▶ [RECORDED DATA]
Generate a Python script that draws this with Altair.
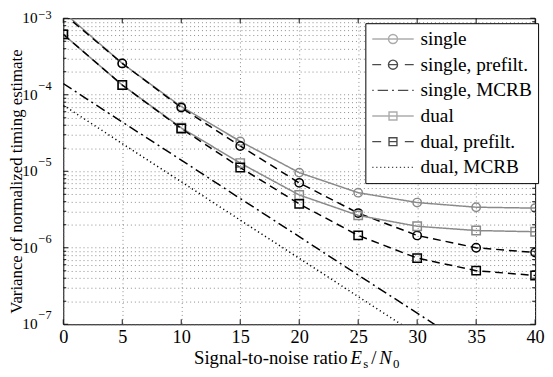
import altair as alt
import pandas as pd

# ---------------- data ----------------
snr = [0, 5, 10, 15, 20, 25, 30, 35, 40]
single = [1.21e-3, 2.57e-4, 7.0e-5, 2.46e-5, 9.6e-6, 5.25e-6, 3.9e-6, 3.39e-6, 3.30e-6]
single_prefilt = [1.15e-3, 2.57e-4, 6.8e-5, 2.14e-5, 7.06e-6, 2.84e-6, 1.45e-6, 1.0e-6, 8.67e-7]
single_mcrb = [1.4e-4, 4.4e-5, 1.4e-5, 4.4e-6, 1.4e-6, 4.4e-7, 1.4e-7, 4.4e-8, 1.4e-8]
dual = [6.16e-4, 1.34e-4, 3.7e-5, 1.28e-5, 4.9e-6, 2.65e-6, 1.91e-6, 1.68e-6, 1.62e-6]
dual_prefilt = [6.16e-4, 1.34e-4, 3.62e-5, 1.12e-5, 3.75e-6, 1.45e-6, 7.33e-7, 5.02e-7, 4.34e-7]
dual_mcrb = [7.3e-5, 2.3e-5, 7.3e-6, 2.3e-6, 7.3e-7, 2.3e-7, 7.3e-8, 2.3e-8, 7.3e-9]

series_names = ["single", "single, prefilt.", "single, MCRB",
                "dual", "dual, prefilt.", "dual, MCRB"]
series_values = [single, single_prefilt, single_mcrb, dual, dual_prefilt, dual_mcrb]
series_markers = ["circle", "circle", "none", "square", "square", "none"]

x_ticks = [0, 5, 10, 15, 20, 25, 30, 35, 40]
decades = [1e-3, 1e-4, 1e-5, 1e-6, 1e-7]
decade_exponents = ["\u22123", "\u22124", "\u22125", "\u22126", "\u22127"]
minor_ticks = [k * 10.0 ** e for e in range(-7, -3) for k in range(2, 10)]

# ---------------- styles ----------------
GRAY = "#8a8a8a"
BLACK = "#000000"
series_colors = [GRAY, BLACK, BLACK, GRAY, BLACK, BLACK]
series_dashes = [[1, 0], [8, 5], [10, 4, 2, 4], [1, 0], [8, 5], [1.2, 3]]
series_widths = [1.5, 1.5, 1.4, 1.5, 1.5, 1.2]

W, H = 478, 310
FONT = "Liberation Serif"

rows = []
for name, vals, mk in zip(series_names, series_values, series_markers):
    for x, v in zip(snr, vals):
        rows.append({"snr": x, "value": v, "series": name, "marker": mk})
df = pd.DataFrame(rows)

xscale = alt.Scale(domain=[0, 40], nice=False, zero=False)
yscale = alt.Scale(type="log", domain=[1e-7, 1e-3], nice=False)

color_scale = alt.Scale(domain=series_names, range=series_colors)
dash_scale = alt.Scale(domain=series_names, range=series_dashes)
width_scale = alt.Scale(domain=series_names, range=series_widths)

X = alt.X("snr:Q", scale=xscale,
          axis=alt.Axis(values=x_ticks, grid=True, domain=False, ticks=False,
                        labelFont=FONT, labelFontSize=18.5, labelColor="black",
                        labelPadding=3, title=None, labelFlush=False))
Y = alt.Y("value:Q", scale=yscale,
          axis=alt.Axis(values=decades + minor_ticks, grid=True, domain=False,
                        ticks=False, labels=False,
                        title="Variance of normalized timing estimate",
                        titleFont=FONT, titleFontSize=17, titleFontWeight="normal",
                        titleColor="black", titleX=-42.5, titleY=165,
                        titleBaseline="alphabetic", titleAngle=270))

base = alt.Chart(df)

lines = base.mark_line(clip=True).encode(
    x=X, y=Y,
    color=alt.Color("series:N", scale=color_scale, legend=None),
    strokeDash=alt.StrokeDash("series:N", scale=dash_scale, legend=None),
    strokeWidth=alt.StrokeWidth("series:N", scale=width_scale, legend=None),
    detail="series:N",
)

points = base.transform_filter("datum.marker != 'none'").mark_point(
    clip=True, filled=False, size=72, strokeWidth=1.5, opacity=1
).encode(
    x="snr:Q", y="value:Q",
    color=alt.Color("series:N", scale=color_scale, legend=None),
    shape=alt.Shape("marker:N", scale=alt.Scale(domain=["circle", "square"],
                                                range=["circle", "square"]),
                    legend=None),
)

# legend symbols: line + marker drawn as one path each (style only)
# unit = 9 px (symbol size 324 -> 18 px box); the path reaches +-21 px
R = 0.511
CIRC = f"M{R},0A{R},{R} 0 1,1 -{R},0A{R},{R} 0 1,1 {R},0Z"
Q = 0.444
SQR = f"M-{Q},-{Q}L{Q},-{Q}L{Q},{Q}L-{Q},{Q}Z"
L = 2.333
dots = "".join(f"M{-L + i * 0.444:.3f},0L{-L + i * 0.444 + 0.14:.3f},0" for i in range(11))
legend_paths = [
    f"M-{L},0L{L},0" + CIRC,
    f"M-{L},0L-1.333,0M1.333,0L{L},0M-{R},0L{R},0" + CIRC,
    f"M-{L},0L-2.167,0M-1.722,0L-0.556,0M-0.111,0L0.111,0M0.556,0L1.722,0M2.167,0L{L},0",
    f"M-{L},0L{L},0" + SQR,
    f"M-{L},0L-1.333,0M1.333,0L{L},0M-{Q},0L{Q},0" + SQR,
    dots,
]

legend_def = alt.Legend(
    title=None, orient="none", legendX=306, legendY=5,
    fillColor="white", strokeColor="black", padding=6,
    labelFont=FONT, labelFontSize=19.5, labelColor="black", labelLimit=300,
    symbolSize=324, symbolStrokeWidth=1.4,
    rowPadding=6, labelOffset=18, symbolOffset=12,
)

legend_layer = base.transform_filter("false").mark_point(
    filled=False, size=324, strokeWidth=1.4
).encode(
    x="snr:Q", y="value:Q",
    stroke=alt.Stroke("series:N", scale=alt.Scale(domain=series_names, range=series_colors),
                      legend=legend_def),
    shape=alt.Shape("series:N", scale=alt.Scale(domain=series_names, range=legend_paths),
                    legend=legend_def),
)

# inward tick marks
major_df = pd.DataFrame({"v": decades})
minor_df = pd.DataFrame({"v": minor_ticks})
xt_df = pd.DataFrame({"t": x_ticks})
TK = dict(color="#111", strokeWidth=1)
ticks = [
    alt.Chart(major_df).mark_rule(**TK).encode(y=alt.Y("v:Q", scale=yscale), x=alt.value(0), x2=alt.value(5)),
    alt.Chart(major_df).mark_rule(**TK).encode(y=alt.Y("v:Q", scale=yscale), x=alt.value(W), x2=alt.value(W - 5)),
    alt.Chart(minor_df).mark_rule(**TK).encode(y=alt.Y("v:Q", scale=yscale), x=alt.value(0), x2=alt.value(3)),
    alt.Chart(minor_df).mark_rule(**TK).encode(y=alt.Y("v:Q", scale=yscale), x=alt.value(W), x2=alt.value(W - 3)),
    alt.Chart(xt_df).mark_rule(**TK).encode(x=alt.X("t:Q", scale=xscale), y=alt.value(H), y2=alt.value(H - 5)),
    alt.Chart(xt_df).mark_rule(**TK).encode(x=alt.X("t:Q", scale=xscale), y=alt.value(0), y2=alt.value(5)),
]

# y tick labels 10^k
lab_df = pd.DataFrame({"v": decades, "exp": decade_exponents, "ten": ["10"] * len(decades)})
ylab_ten = alt.Chart(lab_df).mark_text(
    font=FONT, fontSize=15.5, align="right", baseline="middle", color="black"
).encode(y=alt.Y("v:Q", scale=yscale), x=alt.value(-26), text="ten:N")
ylab_exp = alt.Chart(lab_df).transform_filter("datum.v < 0.0005").mark_text(
    font=FONT, fontSize=12.5, align="left", baseline="middle", color="black", dy=-9
).encode(y=alt.Y("v:Q", scale=yscale), x=alt.value(-25), text="exp:N")
ylab_exp_top = alt.Chart(lab_df).transform_filter("datum.v > 0.0005").mark_text(
    font=FONT, fontSize=12.5, align="left", baseline="middle", color="black", dy=-3.5
).encode(y=alt.Y("v:Q", scale=yscale), x=alt.value(-25), text="exp:N")

# x axis title with math pieces
def piece(txt, x, y, size=19, style="normal", align="left"):
    return alt.Chart(pd.DataFrame({"t": [txt]})).mark_text(
        font=FONT, fontSize=size, fontStyle=style, align=align,
        baseline="alphabetic", color="black"
    ).encode(text="t:N", x=alt.value(x), y=alt.value(y))

xtitle = [
    piece("Signal-to-noise ratio", 288, 350, align="right"),
    piece("E", 291, 350, style="italic"),
    piece("s", 304, 354, size=13),
    piece("/", 312, 350),
    piece("N", 320, 350, style="italic"),
    piece("0", 334, 354, size=13),
]

chart = alt.layer(
    lines, points, legend_layer, *ticks, ylab_ten, ylab_exp, ylab_exp_top, *xtitle
).resolve_scale(
    shape="independent", stroke="independent"
).resolve_legend(
    shape="independent", stroke="independent"
).properties(
    width=W, height=H,
    autosize=alt.AutoSizeParams(type="none"),
    padding={"left": 56, "top": 8, "right": 10, "bottom": 50},
    background="white",
).configure_view(
    stroke="black", strokeWidth=1
).configure_axis(
    gridColor="#666", gridDash=[1, 3], gridOpacity=0.75, gridWidth=1
).configure_legend(
    labelFont=FONT, labelFontSize=19.5, labelColor="black"
)

chart.save("out.html", embed_options={"renderer": "svg", "actions": False})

▶ [REQUIREMENT] Leave out the pictures and repeat exactly the lines from the start of the material through the line that contains "import pandas as pd", both included.

▶ [EXERCISE RESPONSE]
Generate a Python script that draws this with Altair.
import altair as alt
import pandas as pd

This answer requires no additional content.